Provided material:
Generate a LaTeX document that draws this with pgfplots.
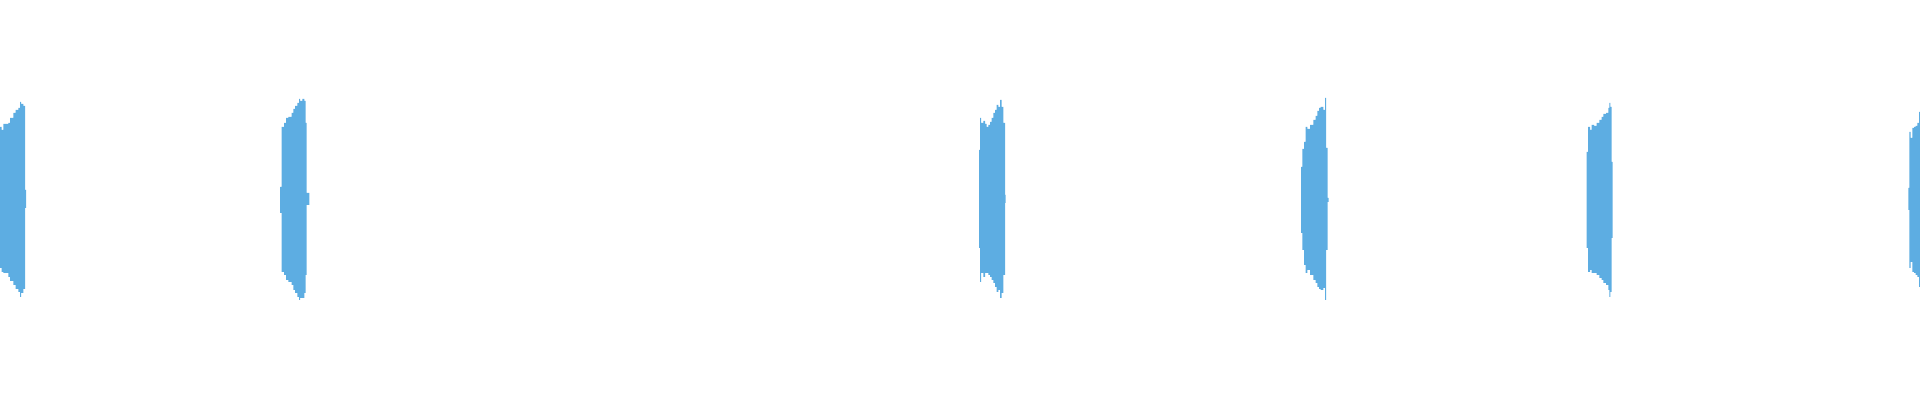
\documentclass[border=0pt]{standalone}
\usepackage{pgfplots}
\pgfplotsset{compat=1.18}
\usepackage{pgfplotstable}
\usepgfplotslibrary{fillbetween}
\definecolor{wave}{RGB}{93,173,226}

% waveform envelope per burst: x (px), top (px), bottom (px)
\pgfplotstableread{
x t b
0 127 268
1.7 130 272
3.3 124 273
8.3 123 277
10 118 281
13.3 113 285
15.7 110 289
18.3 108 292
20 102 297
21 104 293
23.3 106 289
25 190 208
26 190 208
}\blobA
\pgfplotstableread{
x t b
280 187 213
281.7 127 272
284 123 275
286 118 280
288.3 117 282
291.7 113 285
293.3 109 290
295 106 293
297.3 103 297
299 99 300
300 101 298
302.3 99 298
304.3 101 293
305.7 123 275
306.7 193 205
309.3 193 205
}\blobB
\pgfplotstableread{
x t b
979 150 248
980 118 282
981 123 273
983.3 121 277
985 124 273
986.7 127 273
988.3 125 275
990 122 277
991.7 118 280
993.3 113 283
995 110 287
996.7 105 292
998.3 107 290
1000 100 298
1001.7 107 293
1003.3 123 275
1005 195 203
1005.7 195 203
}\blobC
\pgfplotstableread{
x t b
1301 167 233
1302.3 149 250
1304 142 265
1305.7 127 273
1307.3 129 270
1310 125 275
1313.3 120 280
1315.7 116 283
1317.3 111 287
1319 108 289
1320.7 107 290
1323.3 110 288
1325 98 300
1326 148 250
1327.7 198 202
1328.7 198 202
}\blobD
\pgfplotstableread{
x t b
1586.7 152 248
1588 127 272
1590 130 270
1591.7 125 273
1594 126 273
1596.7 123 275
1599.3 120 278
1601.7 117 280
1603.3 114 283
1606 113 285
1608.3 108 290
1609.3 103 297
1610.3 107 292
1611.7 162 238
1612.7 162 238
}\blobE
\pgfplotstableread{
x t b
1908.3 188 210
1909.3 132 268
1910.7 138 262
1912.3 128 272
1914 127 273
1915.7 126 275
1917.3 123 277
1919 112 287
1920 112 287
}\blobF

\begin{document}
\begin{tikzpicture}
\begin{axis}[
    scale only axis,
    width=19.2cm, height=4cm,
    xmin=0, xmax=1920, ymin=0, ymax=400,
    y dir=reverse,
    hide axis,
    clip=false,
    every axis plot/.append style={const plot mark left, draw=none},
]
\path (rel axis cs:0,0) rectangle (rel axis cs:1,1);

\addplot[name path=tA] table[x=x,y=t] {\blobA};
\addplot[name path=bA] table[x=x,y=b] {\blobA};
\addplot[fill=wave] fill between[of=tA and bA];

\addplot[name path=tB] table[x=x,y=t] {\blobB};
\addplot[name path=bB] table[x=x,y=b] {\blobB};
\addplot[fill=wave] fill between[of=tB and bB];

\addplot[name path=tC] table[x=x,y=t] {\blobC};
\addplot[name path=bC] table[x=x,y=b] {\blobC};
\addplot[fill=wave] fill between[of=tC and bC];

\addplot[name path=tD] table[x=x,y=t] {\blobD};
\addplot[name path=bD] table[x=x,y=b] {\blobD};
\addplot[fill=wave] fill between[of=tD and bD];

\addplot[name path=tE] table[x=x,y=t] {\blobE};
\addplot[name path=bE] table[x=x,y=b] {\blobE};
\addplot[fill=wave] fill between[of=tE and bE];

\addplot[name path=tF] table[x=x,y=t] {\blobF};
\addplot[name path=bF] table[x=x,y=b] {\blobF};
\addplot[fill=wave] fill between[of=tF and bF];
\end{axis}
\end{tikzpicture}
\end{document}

Objective: Omit the pictures, then output the rest of the listing exactly.

Full output:
Generate a LaTeX document that draws this with pgfplots.
\documentclass[border=0pt]{standalone}
\usepackage{pgfplots}
\pgfplotsset{compat=1.18}
\usepackage{pgfplotstable}
\usepgfplotslibrary{fillbetween}
\definecolor{wave}{RGB}{93,173,226}

% waveform envelope per burst: x (px), top (px), bottom (px)
\pgfplotstableread{
x t b
0 127 268
1.7 130 272
3.3 124 273
8.3 123 277
10 118 281
13.3 113 285
15.7 110 289
18.3 108 292
20 102 297
21 104 293
23.3 106 289
25 190 208
26 190 208
}\blobA
\pgfplotstableread{
x t b
280 187 213
281.7 127 272
284 123 275
286 118 280
288.3 117 282
291.7 113 285
293.3 109 290
295 106 293
297.3 103 297
299 99 300
300 101 298
302.3 99 298
304.3 101 293
305.7 123 275
306.7 193 205
309.3 193 205
}\blobB
\pgfplotstableread{
x t b
979 150 248
980 118 282
981 123 273
983.3 121 277
985 124 273
986.7 127 273
988.3 125 275
990 122 277
991.7 118 280
993.3 113 283
995 110 287
996.7 105 292
998.3 107 290
1000 100 298
1001.7 107 293
1003.3 123 275
1005 195 203
1005.7 195 203
}\blobC
\pgfplotstableread{
x t b
1301 167 233
1302.3 149 250
1304 142 265
1305.7 127 273
1307.3 129 270
1310 125 275
1313.3 120 280
1315.7 116 283
1317.3 111 287
1319 108 289
1320.7 107 290
1323.3 110 288
1325 98 300
1326 148 250
1327.7 198 202
1328.7 198 202
}\blobD
\pgfplotstableread{
x t b
1586.7 152 248
1588 127 272
1590 130 270
1591.7 125 273
1594 126 273
1596.7 123 275
1599.3 120 278
1601.7 117 280
1603.3 114 283
1606 113 285
1608.3 108 290
1609.3 103 297
1610.3 107 292
1611.7 162 238
1612.7 162 238
}\blobE
\pgfplotstableread{
x t b
1908.3 188 210
1909.3 132 268
1910.7 138 262
1912.3 128 272
1914 127 273
1915.7 126 275
1917.3 123 277
1919 112 287
1920 112 287
}\blobF

\begin{document}
\begin{tikzpicture}
\begin{axis}[
    scale only axis,
    width=19.2cm, height=4cm,
    xmin=0, xmax=1920, ymin=0, ymax=400,
    y dir=reverse,
    hide axis,
    clip=false,
    every axis plot/.append style={const plot mark left, draw=none},
]
\path (rel axis cs:0,0) rectangle (rel axis cs:1,1);

\addplot[name path=tA] table[x=x,y=t] {\blobA};
\addplot[name path=bA] table[x=x,y=b] {\blobA};
\addplot[fill=wave] fill between[of=tA and bA];

\addplot[name path=tB] table[x=x,y=t] {\blobB};
\addplot[name path=bB] table[x=x,y=b] {\blobB};
\addplot[fill=wave] fill between[of=tB and bB];

\addplot[name path=tC] table[x=x,y=t] {\blobC};
\addplot[name path=bC] table[x=x,y=b] {\blobC};
\addplot[fill=wave] fill between[of=tC and bC];

\addplot[name path=tD] table[x=x,y=t] {\blobD};
\addplot[name path=bD] table[x=x,y=b] {\blobD};
\addplot[fill=wave] fill between[of=tD and bD];

\addplot[name path=tE] table[x=x,y=t] {\blobE};
\addplot[name path=bE] table[x=x,y=b] {\blobE};
\addplot[fill=wave] fill between[of=tE and bE];

\addplot[name path=tF] table[x=x,y=t] {\blobF};
\addplot[name path=bF] table[x=x,y=b] {\blobF};
\addplot[fill=wave] fill between[of=tF and bF];
\end{axis}
\end{tikzpicture}
\end{document}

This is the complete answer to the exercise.